Barrington’s village board meetings often begin with a religious invocation just after the Pledge of Allegiance, but now the village has a new written policy designed to ensure outreach and diversity in those opening prayers.

“The intent of the policy is to embrace a practice of diversity,” Village Attorney Jim Bateman explained Monday. “It’s more or less making our internal process more disciplined to ensure diversity.”

The village has long turned to the Barrington Ministerial Association to provide a variety of volunteer clergy to lead religious invocations at the start of meetings.

The new written policy not only formalizes that practice, but also requires annual mailings to other religious organizations, as well as a general invitation to the public, to find volunteers to lead invocations.

Bateman, who’s been monitoring federal case law on such issues, said the new policy is an example of the village being proactive, not the result of any complaints.
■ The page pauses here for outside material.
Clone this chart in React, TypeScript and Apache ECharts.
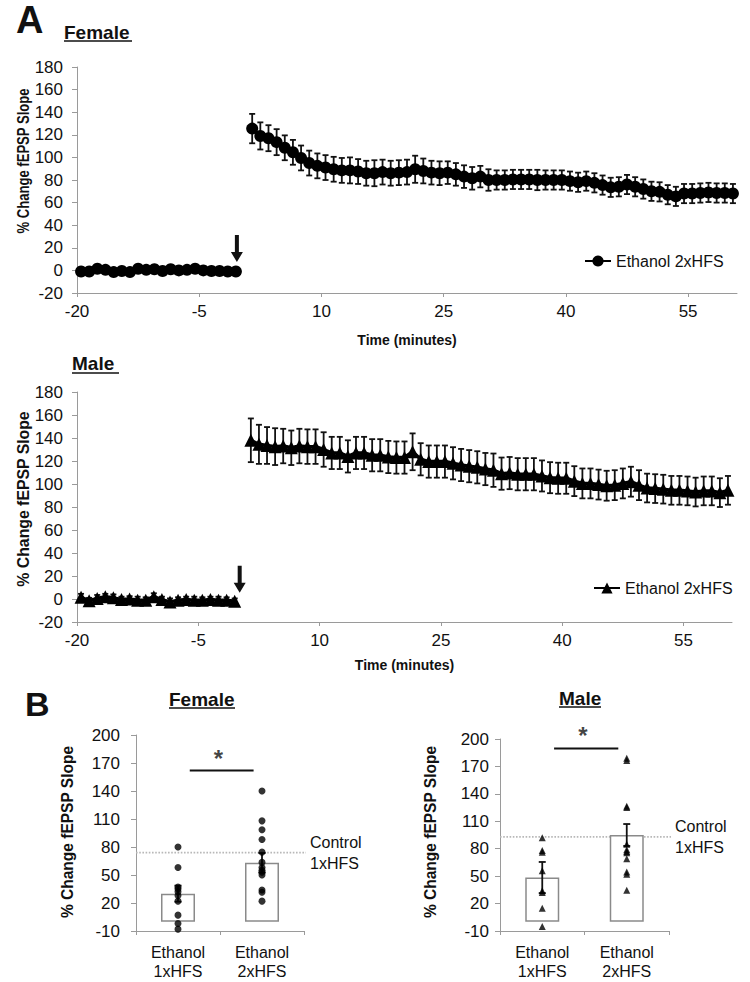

There are hundreds of years of precedent for legislative bodies beginning sessions with a prayer, but recent appellate court cases have strengthened the need for written policies, Bateman said. In such cases, the courts have upheld the practice of religious invocations when it was backed up by a written policy, he added.

Barrington Village President Karen Darch said attendees at village board meetings, and residents who watch the meetings on television, likely won’t notice any differences because the policy is a reflection of the open attitude the village has practiced all along.